A wave of angry rhetoric directed at homosexuals earlier this year — including a call to ban them from university campuses — was the first time senior officials had publicly attacked the Southeast Asian nation’s gay community, Human Rights Watch (HRW) said in a report released yesterday.
Indonesia’s LGBT citizens have long been targeted by vigilante Muslim groups.
Photo: AFP
However, the community experienced an “immediate deterioration” in their rights following a sustained assault by ministers, religious hard-liners and influential Islamic organizations over a two-month period, HRW said.

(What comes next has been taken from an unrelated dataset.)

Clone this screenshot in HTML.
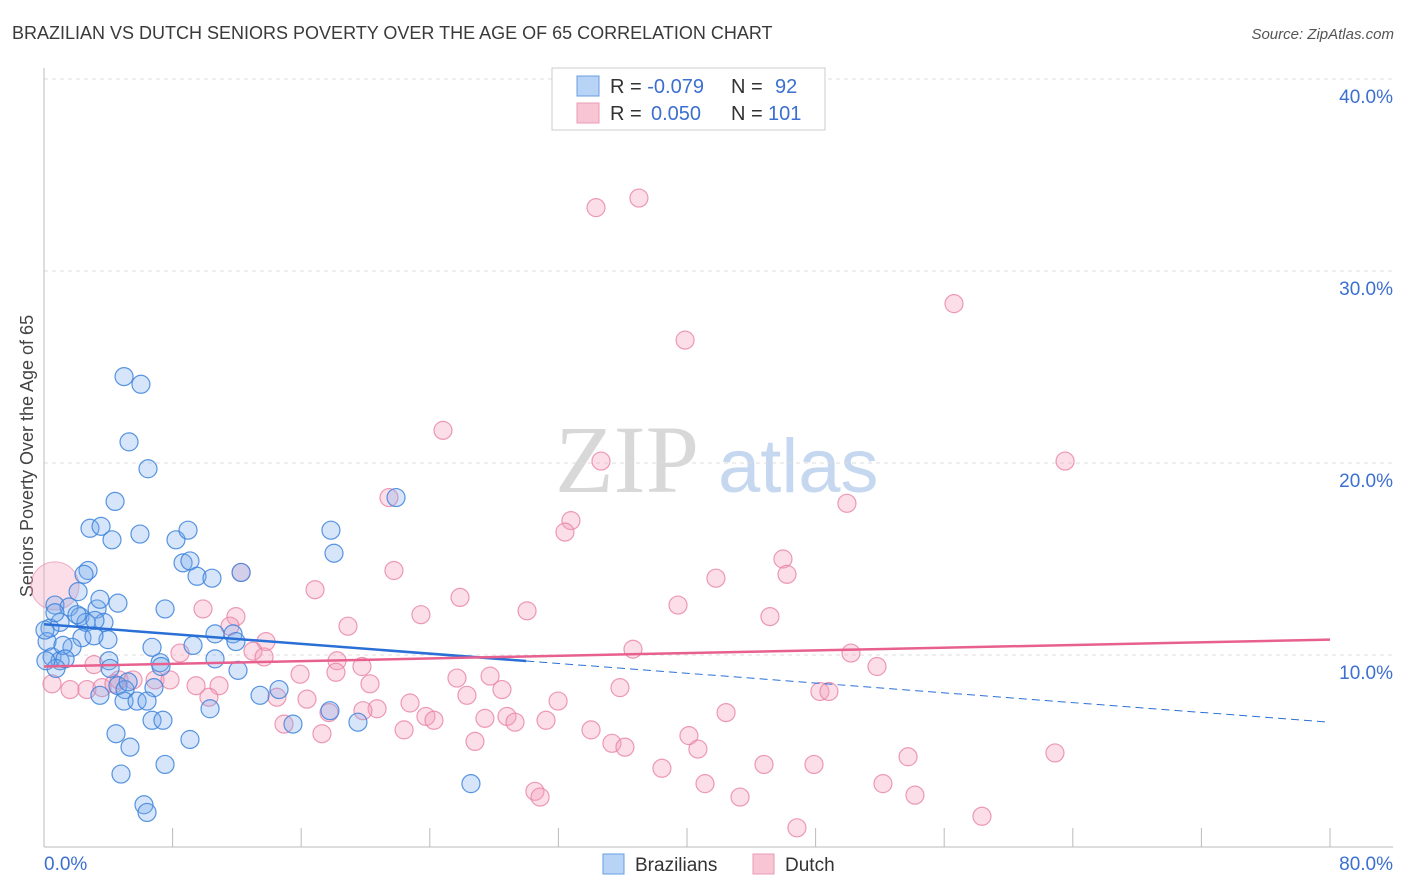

In response, the government said protecting LGBT rights was not a priority.
“Rights of citizens like going to school and getting an ID card are protected, but there is no room in Indonesia for the proliferation of the LGBT movement,” presidential spokesman Johan Budi said.
Some of the most high-profile figures making anti-gay statements during the backlash — which activists believe might have been triggered by media coverage of the US decision to legalize same-sex marriage — were government ministers.
The higher education minister called for a ban on LGBT organizations on university campuses, while the defense minister likened homosexual rights groups to a “type of modern warfare.”
In their report, HRW said that “what began as public condemnation quickly grew into calls for criminalization and ‘cures,’ laying bare the depth and breadth of officials’ individual prejudices.”
The spike in anti-LGBT vitriol, predominantly during January and February, has intensified violence against sexual minorities throughout Indonesia, the report said.
Indonesia’s largest Muslim group, Nahdlatul Ulama, in February described gay lifestyles as perverted and a desecration of human dignity. In Aceh, the only Indonesian province that applies Islamic law, the local government urged business owners to refuse to hire gay citizens.
In interviews with activist groups, HRW reported gay rights organizations shut their offices and even hid staff as threats mounted against them.
In Yogyakarta, a Muslim group forced the closure of a transgender Islamic boarding school, while a peaceful rally in the same city in support of Indonesia’s LGBT community was shut down.
“The impact of anti-LGBT rhetoric from government officials is enormous for us as individuals. For those of us who have worked so hard and risked so much to come out, it is a major step backward,” a lesbian activist in eastern Indonesia told HRW.
Activists have also filed a judicial review at the Indonesian Constitutional Court aimed at making gay sex a crime. The court is currently holding hearings into the case.